I don’t consider myself a tourist in Oxford.
It is home, and has been home now for over a decade: almost since I first stepped off the bus after an overnight flight, back in 2004. I carry its map in my heart; the streets are full of memories, and I spend a lot of my time there revisiting favorite haunts and catching up with my people.
Every time I go back to visit, though, I can’t resist a few of its tourist attractions. The cobblestoned beauty of Radcliffe Square; the green vistas of University Parks; the shops on the Broad stuffed with T-shirts and postcards (because I always need a souvenir for someone). I roll my eyes at the tour groups as much as the next person, and then I, too, pull out my camera to snap photo after photo of the dreaming spires I love.
My favorite tourist spot, though, is a little higher up: 127 steps, to be exact. It’s the tower at the University Church of St Mary the Virgin: the highest point from which to view the city, and easily my favorite.

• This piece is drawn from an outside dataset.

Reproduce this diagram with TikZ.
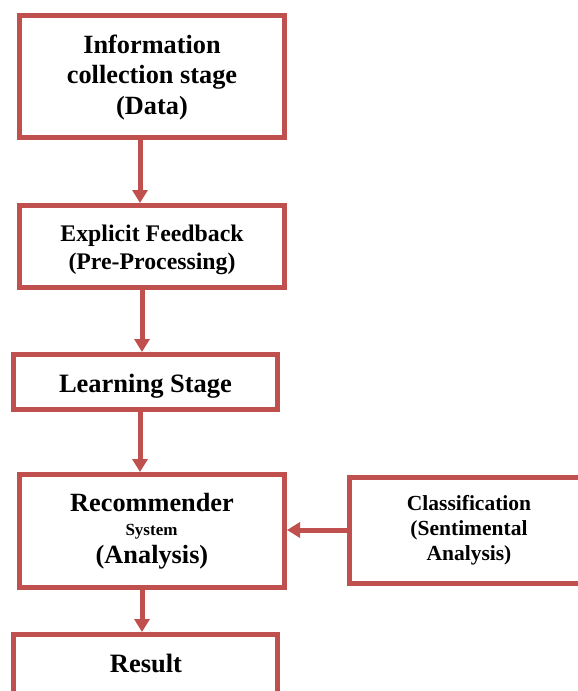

Looking north, you can see Radcliffe Square with the iconic Camera (in the foreground), with the bulk of the Bodleian just behind and All Souls College off to the right. If I squint, I can see past the Broad and the Science Center to the towers of St Anne’s and St Antony’s Colleges, up the Woodstock Road. You can’t quite see the North Oxford street where I used to live (and where I stayed this time), but I know exactly where it is: true north indeed.

From the eastern side of the tower, All Souls is on full display. The colleges further along the High – Queen’s, University, Magdalen – are a little more coy, hiding themselves behind gates and battlements. Past Magdalen’s tower is the roundabout of St Clements, which leads to East Oxford and Headington Hill, down which the green sweep of South Park rolls like a velvet carpet. The middle road off St Clements leads to Cowley, which was my neighborhood as a graduate student: I lived there in a little chocolate-box house with three British girls who are still dear to me.

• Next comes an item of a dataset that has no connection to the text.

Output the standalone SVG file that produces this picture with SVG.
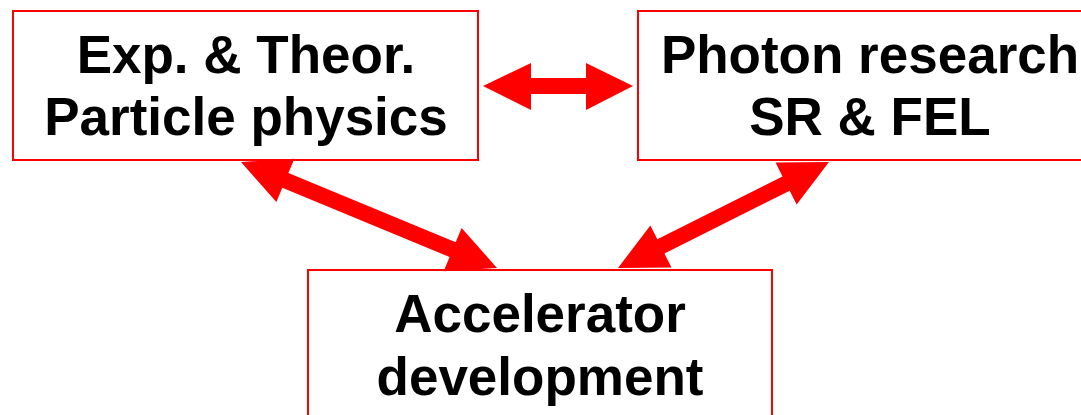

To the south lies a tangle of college buildings, old even by Oxford standards: Merton, Oriel, Corpus Christi, Christ Church with its famous Tom Tower. Right across from Christ Church is a less famous spire, but one that holds pride of place in my heart: St Aldates, the church where I have found grace and community since my first Sunday in Oxford.

The western view, bounded by hills that glow yellow with rapeseed in spring, includes yet more colleges: Exeter, Jesus, Lincoln. I always feel I could step onto the rooftops and dance across them from here, like Bert and his chimney-sweep friends in Mary Poppins. This view of the city feels at once lofty and completely, utterly mine: I can pick out individual buildings I know while appreciating the whole sweep of it at once.

I lingered as I always do, snapping photos from every angle, taking deep breaths and letting other visitors squeeze past me, talking in their various languages. Many of them are seeing Oxford from above for the first time, and I smile at their wonder, but it’s different from mine. They are seeing a place that is new and foreign. I am looking down, with love, at my home.